GuLF Study


The GuLF Study, or Gulf Long-term Follow-up Study, is a five-year research project examining the human-health consequences of the Deepwater Horizon oil spill in April 2010. The spill followed an explosion on a drilling rig leased by BP, the British oil company, and led to the release of over four million barrels of oil into the Gulf of Mexico, 48 miles off the coast of Louisiana in the United States.
The study was set up in June that year by the United States Department of Health and Human Services. It is being conducted by the National Institute of Environmental Health Sciences, part of the National Institutes of Health, and aims to recruit 55,000 of the 150,000 workers who volunteered or were employed to help clean up the spill. It is led by Dale Sandler, head of the NIEHS's epidemiology branch.

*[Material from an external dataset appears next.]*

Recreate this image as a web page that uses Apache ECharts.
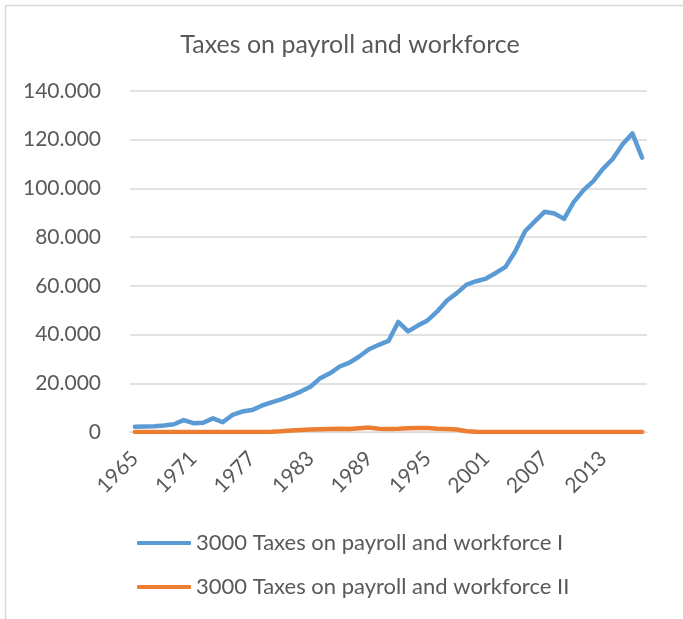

''Deepwater Horizon'' oil spill

The Deepwater Horizon oil spill was the world's largest accidental marine oil spill. It began on 20 April 2010 after an explosion on the Deepwater Horizon, a drilling rig leased by BP to drill an exploratory well. Between then and 15 July, when the well was capped, over four million barrels of oil spilled from a depth of 5,000 ft into the Gulf of Mexico, 48 miles off the coast of Louisiana.
According to the GuLF Study, the duration of the spill, the area affected, the proximity to local communities, and the number of people involved in the clean-up, were all greater than in any other spill that has been studied. Around 180 miles of shoreline were "heavily to moderately oiled," according to a US government report. Additional safety concerns were raised by the use of roughly nine million litres of oil dispersants, Corexit 9527 and 9500, during the clean-up operation. It was the largest known application of such dispersants to date, and the first use of dispersants at that depth.

Study details

Background and funding

Following the spill, there were anecdotal reports of health problems among workers involved in the clean-up, who complained of a variety of issues, including flu-like symptoms, rashes and stress. The Institute of Medicine held a workshop in June 2010, "Assessing the Human Health Effects of the Gulf of Mexico Oil Spill," and recommended that the United States government set up a study. The Department of Health and Human Services agreed that month to set it up. The study was launched in September 2010, and in February 2011 the first mailing requests were sent out to potential participants.
The study is expected to cost $34 million over five years, and has been designed so that it can continue for up to 20 years. The National Institutes of Health contributed $10 million to fund the initial phases, and BP contributed an additional $10 million to NIH for this and other projects. The BP funding was made through its Gulf of Mexico Research Initiative, a ten-year program to study the effects of the spill.

Focus

The areas affected are Alabama, Florida, Louisiana and Mississippi. The study aims to track 55,000 workers for at least five years. The workers will have been involved in a variety of tasks, such as oil burning, skimming, booming, as well as cleaning up animals, equipment and the shoreline, resulting in different levels of exposure to contaminants. The study has also recruited, as a control group, workers who completed the clean-up safety training, but who in the end did not take part in the clean-up itself.
The researchers will examine the workers' exposure to volatile organic compounds, polycyclic aromatic hydrocarbons and dispersants, using monitoring data gathered during the clean-up. Around 20,000 of the workers will be visited at home, and blood, hair, urine and toenail samples will be collected to look for biomarkers, such as DNA adducts and chromosome damage; lung-function tests will be carried out, and dust samples will be collected from their homes.
Researchers will look for respiratory conditions, cancers, hematological outcomes, and neuro-behavioral or mental-health problems, and for any job losses, and financial or domestic disruption, the spill may have caused. Questionnaires ask workers about their health at the time of the spill, exposure to oil or dispersant, and lifestyle factors that, as the study said, "might confound associations between exposures and health." By January 2013 researchers had conducted 32,000 telephone interviews, including 800 interviews in Spanish and over 1,000 in Vietnamese, and 9,967 home visits.

Obstacles and concerns

The difficulties facing the study are considerable. Sara Reardon wrote in Science in March 2011 that scientists were concerned that they did not know what to look for. The delay between the workers' exposure in 2010 and the start of the study – the first interviews of participants took place in February 2011 – meant that short-term physical markers that could be directly related to the spill, such as rashes, had gone. There is also little information about the pre-spill baseline health of the workers, whose work involves regular exposure to environmental hazards. According to epidemiologist Maureen Lichtveld, the main health effects are likely to be psychosocial, such as depression and increased alcohol use resulting from job losses. Reardon wrote that, given how economically depressed the community is, it will be difficult to demonstrate what is causing the stress-related illnesses the workers report.
There has been concern that the study will collect health information without addressing the medical needs of the workers, who may have no health insurance. The study's lead investigator, Dale Sandler, said in 2011 that participants who are found by the researchers to need medical care will be referred to local health-care providers who offer free or reduced-cost treatment. Local people say that finding such medical care is not easy, and that the workers' health should be prioritized over data collection.